Would you transcribe the whole listing exactly, minus its pictures?

* PROVIDED MATERIAL
»»
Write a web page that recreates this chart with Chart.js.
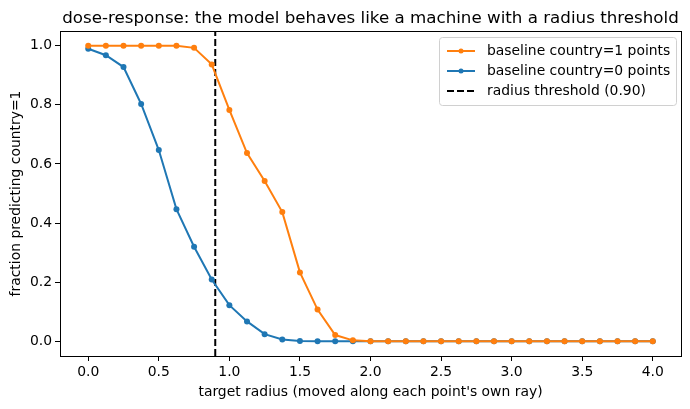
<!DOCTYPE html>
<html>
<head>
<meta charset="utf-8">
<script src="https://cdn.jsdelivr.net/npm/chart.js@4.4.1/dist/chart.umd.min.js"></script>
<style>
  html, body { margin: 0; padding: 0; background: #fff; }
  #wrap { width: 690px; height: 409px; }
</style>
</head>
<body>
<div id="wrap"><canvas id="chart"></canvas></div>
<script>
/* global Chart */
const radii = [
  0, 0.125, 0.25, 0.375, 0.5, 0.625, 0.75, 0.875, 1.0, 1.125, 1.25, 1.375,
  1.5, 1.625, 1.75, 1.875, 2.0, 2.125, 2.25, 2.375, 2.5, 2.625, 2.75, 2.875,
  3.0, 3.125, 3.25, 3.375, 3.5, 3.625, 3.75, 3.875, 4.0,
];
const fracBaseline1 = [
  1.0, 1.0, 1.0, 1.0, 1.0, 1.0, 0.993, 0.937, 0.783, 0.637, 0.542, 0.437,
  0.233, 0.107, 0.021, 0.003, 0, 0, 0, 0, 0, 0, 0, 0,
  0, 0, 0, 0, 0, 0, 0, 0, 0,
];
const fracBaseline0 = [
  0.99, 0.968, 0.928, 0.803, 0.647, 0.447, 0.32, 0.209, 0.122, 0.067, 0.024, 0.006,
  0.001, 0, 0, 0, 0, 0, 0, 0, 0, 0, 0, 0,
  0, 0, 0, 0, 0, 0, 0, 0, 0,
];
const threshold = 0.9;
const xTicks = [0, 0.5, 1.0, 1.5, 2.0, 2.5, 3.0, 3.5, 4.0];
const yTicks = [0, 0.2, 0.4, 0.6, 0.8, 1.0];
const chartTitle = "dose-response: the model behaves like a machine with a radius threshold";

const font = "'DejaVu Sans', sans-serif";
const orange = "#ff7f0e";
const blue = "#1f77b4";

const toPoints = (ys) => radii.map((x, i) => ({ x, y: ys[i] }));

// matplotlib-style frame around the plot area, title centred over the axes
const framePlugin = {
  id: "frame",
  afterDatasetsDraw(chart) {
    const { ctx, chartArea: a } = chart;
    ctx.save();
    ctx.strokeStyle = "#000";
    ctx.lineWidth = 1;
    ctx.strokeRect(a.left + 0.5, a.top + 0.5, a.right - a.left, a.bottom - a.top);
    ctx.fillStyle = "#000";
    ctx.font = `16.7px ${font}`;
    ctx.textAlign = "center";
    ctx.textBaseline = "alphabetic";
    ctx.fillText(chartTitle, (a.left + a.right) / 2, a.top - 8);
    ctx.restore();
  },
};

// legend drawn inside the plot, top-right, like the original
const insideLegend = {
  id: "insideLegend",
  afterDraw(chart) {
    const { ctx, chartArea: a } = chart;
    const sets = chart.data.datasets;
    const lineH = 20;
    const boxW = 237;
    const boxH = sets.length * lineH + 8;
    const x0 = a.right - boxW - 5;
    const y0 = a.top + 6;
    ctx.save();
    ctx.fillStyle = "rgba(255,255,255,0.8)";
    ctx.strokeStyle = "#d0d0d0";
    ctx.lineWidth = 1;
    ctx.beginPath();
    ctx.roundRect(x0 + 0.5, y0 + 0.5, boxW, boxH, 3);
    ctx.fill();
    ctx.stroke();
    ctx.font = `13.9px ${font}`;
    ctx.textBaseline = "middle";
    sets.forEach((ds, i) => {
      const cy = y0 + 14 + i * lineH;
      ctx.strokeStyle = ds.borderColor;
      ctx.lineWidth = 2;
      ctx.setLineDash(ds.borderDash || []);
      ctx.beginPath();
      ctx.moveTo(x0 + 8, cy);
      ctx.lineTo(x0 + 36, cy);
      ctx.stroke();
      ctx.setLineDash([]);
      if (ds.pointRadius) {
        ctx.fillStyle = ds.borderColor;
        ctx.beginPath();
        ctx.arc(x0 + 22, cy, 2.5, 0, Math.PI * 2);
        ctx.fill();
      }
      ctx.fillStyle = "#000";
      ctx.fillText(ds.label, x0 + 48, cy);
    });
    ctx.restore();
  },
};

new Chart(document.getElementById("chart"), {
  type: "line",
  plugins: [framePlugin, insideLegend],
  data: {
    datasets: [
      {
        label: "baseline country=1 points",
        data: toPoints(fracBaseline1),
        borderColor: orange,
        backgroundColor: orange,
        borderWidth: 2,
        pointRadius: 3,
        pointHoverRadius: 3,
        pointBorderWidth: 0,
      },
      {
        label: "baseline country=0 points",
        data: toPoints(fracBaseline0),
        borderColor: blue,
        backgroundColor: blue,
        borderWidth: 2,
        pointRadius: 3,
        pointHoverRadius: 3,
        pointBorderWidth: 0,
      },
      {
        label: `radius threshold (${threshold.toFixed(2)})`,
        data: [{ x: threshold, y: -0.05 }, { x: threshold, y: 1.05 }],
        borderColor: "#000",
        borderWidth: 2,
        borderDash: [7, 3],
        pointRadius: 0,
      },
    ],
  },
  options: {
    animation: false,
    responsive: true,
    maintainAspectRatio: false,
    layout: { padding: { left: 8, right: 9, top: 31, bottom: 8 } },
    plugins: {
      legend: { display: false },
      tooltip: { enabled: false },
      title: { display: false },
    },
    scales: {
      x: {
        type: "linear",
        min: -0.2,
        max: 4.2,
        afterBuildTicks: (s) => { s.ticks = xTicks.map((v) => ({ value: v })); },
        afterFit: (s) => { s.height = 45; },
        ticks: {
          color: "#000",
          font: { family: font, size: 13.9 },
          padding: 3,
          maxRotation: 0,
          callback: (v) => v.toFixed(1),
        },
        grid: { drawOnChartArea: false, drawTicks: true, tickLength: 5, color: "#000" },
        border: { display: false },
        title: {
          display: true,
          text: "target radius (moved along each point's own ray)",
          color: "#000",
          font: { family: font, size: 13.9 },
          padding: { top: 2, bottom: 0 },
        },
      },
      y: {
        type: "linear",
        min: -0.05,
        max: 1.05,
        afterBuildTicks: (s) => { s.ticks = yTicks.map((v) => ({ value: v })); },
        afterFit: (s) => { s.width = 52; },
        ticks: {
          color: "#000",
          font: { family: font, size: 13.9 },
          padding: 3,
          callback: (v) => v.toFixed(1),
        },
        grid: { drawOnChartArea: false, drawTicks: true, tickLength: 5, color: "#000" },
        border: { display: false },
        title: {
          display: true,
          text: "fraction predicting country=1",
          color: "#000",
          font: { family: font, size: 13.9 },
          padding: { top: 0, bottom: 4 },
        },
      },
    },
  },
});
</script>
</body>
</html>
««
* RESULT FOR THIS EXERCISE
Write a web page that recreates this chart with Chart.js.
<!DOCTYPE html>
<html>
<head>
<meta charset="utf-8">
<script src="https://cdn.jsdelivr.net/npm/chart.js@4.4.1/dist/chart.umd.min.js"></script>
<style>
  html, body { margin: 0; padding: 0; background: #fff; }
  #wrap { width: 690px; height: 409px; }
</style>
</head>
<body>
<div id="wrap"><canvas id="chart"></canvas></div>
<script>
/* global Chart */
const radii = [
  0, 0.125, 0.25, 0.375, 0.5, 0.625, 0.75, 0.875, 1.0, 1.125, 1.25, 1.375,
  1.5, 1.625, 1.75, 1.875, 2.0, 2.125, 2.25, 2.375, 2.5, 2.625, 2.75, 2.875,
  3.0, 3.125, 3.25, 3.375, 3.5, 3.625, 3.75, 3.875, 4.0,
];
const fracBaseline1 = [
  1.0, 1.0, 1.0, 1.0, 1.0, 1.0, 0.993, 0.937, 0.783, 0.637, 0.542, 0.437,
  0.233, 0.107, 0.021, 0.003, 0, 0, 0, 0, 0, 0, 0, 0,
  0, 0, 0, 0, 0, 0, 0, 0, 0,
];
const fracBaseline0 = [
  0.99, 0.968, 0.928, 0.803, 0.647, 0.447, 0.32, 0.209, 0.122, 0.067, 0.024, 0.006,
  0.001, 0, 0, 0, 0, 0, 0, 0, 0, 0, 0, 0,
  0, 0, 0, 0, 0, 0, 0, 0, 0,
];
const threshold = 0.9;
const xTicks = [0, 0.5, 1.0, 1.5, 2.0, 2.5, 3.0, 3.5, 4.0];
const yTicks = [0, 0.2, 0.4, 0.6, 0.8, 1.0];
const chartTitle = "dose-response: the model behaves like a machine with a radius threshold";

const font = "'DejaVu Sans', sans-serif";
const orange = "#ff7f0e";
const blue = "#1f77b4";

const toPoints = (ys) => radii.map((x, i) => ({ x, y: ys[i] }));

// matplotlib-style frame around the plot area, title centred over the axes
const framePlugin = {
  id: "frame",
  afterDatasetsDraw(chart) {
    const { ctx, chartArea: a } = chart;
    ctx.save();
    ctx.strokeStyle = "#000";
    ctx.lineWidth = 1;
    ctx.strokeRect(a.left + 0.5, a.top + 0.5, a.right - a.left, a.bottom - a.top);
    ctx.fillStyle = "#000";
    ctx.font = `16.7px ${font}`;
    ctx.textAlign = "center";
    ctx.textBaseline = "alphabetic";
    ctx.fillText(chartTitle, (a.left + a.right) / 2, a.top - 8);
    ctx.restore();
  },
};

// legend drawn inside the plot, top-right, like the original
const insideLegend = {
  id: "insideLegend",
  afterDraw(chart) {
    const { ctx, chartArea: a } = chart;
    const sets = chart.data.datasets;
    const lineH = 20;
    const boxW = 237;
    const boxH = sets.length * lineH + 8;
    const x0 = a.right - boxW - 5;
    const y0 = a.top + 6;
    ctx.save();
    ctx.fillStyle = "rgba(255,255,255,0.8)";
    ctx.strokeStyle = "#d0d0d0";
    ctx.lineWidth = 1;
    ctx.beginPath();
    ctx.roundRect(x0 + 0.5, y0 + 0.5, boxW, boxH, 3);
    ctx.fill();
    ctx.stroke();
    ctx.font = `13.9px ${font}`;
    ctx.textBaseline = "middle";
    sets.forEach((ds, i) => {
      const cy = y0 + 14 + i * lineH;
      ctx.strokeStyle = ds.borderColor;
      ctx.lineWidth = 2;
      ctx.setLineDash(ds.borderDash || []);
      ctx.beginPath();
      ctx.moveTo(x0 + 8, cy);
      ctx.lineTo(x0 + 36, cy);
      ctx.stroke();
      ctx.setLineDash([]);
      if (ds.pointRadius) {
        ctx.fillStyle = ds.borderColor;
        ctx.beginPath();
        ctx.arc(x0 + 22, cy, 2.5, 0, Math.PI * 2);
        ctx.fill();
      }
      ctx.fillStyle = "#000";
      ctx.fillText(ds.label, x0 + 48, cy);
    });
    ctx.restore();
  },
};

new Chart(document.getElementById("chart"), {
  type: "line",
  plugins: [framePlugin, insideLegend],
  data: {
    datasets: [
      {
        label: "baseline country=1 points",
        data: toPoints(fracBaseline1),
        borderColor: orange,
        backgroundColor: orange,
        borderWidth: 2,
        pointRadius: 3,
        pointHoverRadius: 3,
        pointBorderWidth: 0,
      },
      {
        label: "baseline country=0 points",
        data: toPoints(fracBaseline0),
        borderColor: blue,
        backgroundColor: blue,
        borderWidth: 2,
        pointRadius: 3,
        pointHoverRadius: 3,
        pointBorderWidth: 0,
      },
      {
        label: `radius threshold (${threshold.toFixed(2)})`,
        data: [{ x: threshold, y: -0.05 }, { x: threshold, y: 1.05 }],
        borderColor: "#000",
        borderWidth: 2,
        borderDash: [7, 3],
        pointRadius: 0,
      },
    ],
  },
  options: {
    animation: false,
    responsive: true,
    maintainAspectRatio: false,
    layout: { padding: { left: 8, right: 9, top: 31, bottom: 8 } },
    plugins: {
      legend: { display: false },
      tooltip: { enabled: false },
      title: { display: false },
    },
    scales: {
      x: {
        type: "linear",
        min: -0.2,
        max: 4.2,
        afterBuildTicks: (s) => { s.ticks = xTicks.map((v) => ({ value: v })); },
        afterFit: (s) => { s.height = 45; },
        ticks: {
          color: "#000",
          font: { family: font, size: 13.9 },
          padding: 3,
          maxRotation: 0,
          callback: (v) => v.toFixed(1),
        },
        grid: { drawOnChartArea: false, drawTicks: true, tickLength: 5, color: "#000" },
        border: { display: false },
        title: {
          display: true,
          text: "target radius (moved along each point's own ray)",
          color: "#000",
          font: { family: font, size: 13.9 },
          padding: { top: 2, bottom: 0 },
        },
      },
      y: {
        type: "linear",
        min: -0.05,
        max: 1.05,
        afterBuildTicks: (s) => { s.ticks = yTicks.map((v) => ({ value: v })); },
        afterFit: (s) => { s.width = 52; },
        ticks: {
          color: "#000",
          font: { family: font, size: 13.9 },
          padding: 3,
          callback: (v) => v.toFixed(1),
        },
        grid: { drawOnChartArea: false, drawTicks: true, tickLength: 5, color: "#000" },
        border: { display: false },
        title: {
          display: true,
          text: "fraction predicting country=1",
          color: "#000",
          font: { family: font, size: 13.9 },
          padding: { top: 0, bottom: 4 },
        },
      },
    },
  },
});
</script>
</body>
</html>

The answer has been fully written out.